Jo-ann Archibald, also known as Q’um Q’um Xiiem, from the Stó:lo Nation, is Associate Dean for Indigenous Education in the Faculty of Education at the University of British Columbia.

Editorial Reviews

Archibald’s research studies how people, including herself, live with their stories; moreover, how people can live well with their stories. […] Here, stories are not material for analysis; they are not folklore with its implication of museum culture, and they are certainly not “data.” Stories take on their own life and become teachers. […] In her spiraling, iterative style, Archibald gets as close as any book I have found to a truly narrative pedagogy, as opposed to a pedagogy of narrative. […] To stay with her writing is to experience how stories work in and on a life.

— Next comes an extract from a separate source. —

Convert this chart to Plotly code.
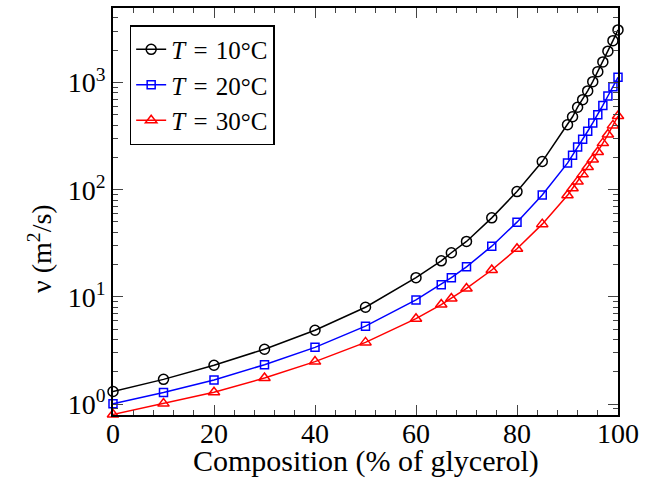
import plotly.graph_objects as go

composition = [0, 10, 20, 30, 40, 50, 60, 65, 67, 70, 75, 80, 85, 90, 91, 92, 93, 94, 95, 96, 97, 98, 99, 100]
nu_10C = [1.31, 1.70, 2.30, 3.25, 4.88, 8.0, 15.1, 21.7, 25.8, 32.9, 54.6, 96, 183, 403, 479, 588, 692, 835, 1018, 1263, 1556, 1959, 2456, 3093]
nu_20C = [1.007, 1.28, 1.68, 2.33, 3.38, 5.33, 9.37, 13.0, 15.1, 19.05, 29.7, 49.8, 89.3, 177, 209, 250, 295, 351, 419, 499, 611, 748, 914, 1118]
nu_30C = [0.80, 1.01, 1.29, 1.75, 2.49, 3.76, 6.26, 8.48, 9.67, 11.98, 17.8, 28.1, 47.7, 88.6, 103, 119, 139, 163, 191, 225, 272, 327, 398, 487]

y_tickvals = [1, 10, 100, 1000]
y_ticktext = ["10<sup>0</sup>", "10<sup>1</sup>", "10<sup>2</sup>", "10<sup>3</sup>"]
x_tickvals = [0, 20, 40, 60, 80, 100]

series = [
    ("<i>T</i> \u200a=\u200a 10°C", nu_10C, "black", "circle-open", 10),
    ("<i>T</i> \u200a=\u200a 20°C", nu_20C, "blue", "square-open", 8),
    ("<i>T</i> \u200a=\u200a 30°C", nu_30C, "red", "triangle-up-open", 10),
]

FAM = "Liberation Serif"
big = dict(family=FAM, size=28, color="black")
title_font = dict(family=FAM, size=30, color="black")
leg = dict(family=FAM, size=25, color="black")

fig = go.Figure()
for name, vals, color, sym, size in series:
    fig.add_trace(go.Scatter(
        x=composition, y=vals, name=name, mode="lines+markers",
        line=dict(color=color, width=1.5),
        marker=dict(symbol=sym, size=size, color=color, line=dict(color=color, width=1.5)),
        cliponaxis=False,
    ))

fig.update_layout(
    width=645, height=483,
    margin=dict(l=113, r=23, t=6, b=68),
    paper_bgcolor="white", plot_bgcolor="white",
    font=big,
    showlegend=True,
    legend=dict(
        x=0.033, y=0.958, xanchor="left", yanchor="top",
        bordercolor="black", borderwidth=1.5, bgcolor="white",
        font=leg, itemwidth=30, tracegroupgap=0,
    ),
    xaxis=dict(
        range=[0, 100], tickvals=x_tickvals, ticks="inside", ticklen=10, tickwidth=1.2,
        showline=True, linecolor="black", linewidth=1.5, mirror="ticks",
        showgrid=False, zeroline=False, ticklabelstandoff=-7,
        minor=dict(ticks="inside", ticklen=5, dtick=4, tickwidth=1, showgrid=False),
        tickfont=big,
    ),
    yaxis=dict(
        type="log", range=[-0.102, 3.695], tickvals=y_tickvals, ticktext=y_ticktext,
        ticks="inside", ticklen=10, tickwidth=1.2,
        showline=True, linecolor="black", linewidth=1.5, mirror="ticks",
        showgrid=False, zeroline=False,
        minor=dict(ticks="inside", ticklen=5, dtick="D1", tickwidth=1, showgrid=False),
        tickfont=big,
    ),
    annotations=[
        dict(
            text="ν (m<sup>2</sup>/s)", textangle=-90, xref="paper", yref="paper",
            x=-0.145, y=0.41, xanchor="center", yanchor="middle", showarrow=False,
            font=big,
        ),
        dict(
            text="Composition (% of glycerol)", xref="paper", yref="paper",
            x=0.5, y=-0.113, xanchor="center", yanchor="middle", showarrow=False,
            font=title_font,
        ),
    ],
)

fig.write_html("out.html", config={"displayModeBar": False},
               post_script="document.body.style.margin='0';")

— Canadian Journal of Sociology, Vol.33, No. 3

Jo-Ann Archibald, Q’um Q’um Xiiem, has gifted us here with a sensitive glimpse into the thoughts of her Sto:lo elders. In doing this, she presents folklorists with a great deal of useful emic information. And she offers guidelines for educators who hope to use story with children. Her elders show us how to not just tell stories … but how to make meaning of the tales through storywork.

— Western Folklore

[The] author’s self-reflection on the multiple roles she balanced as a researcher is appreciated, and her text serves as an excellent testimonial for the efficacy and successes of researchers working collaboratively with indigenous communities.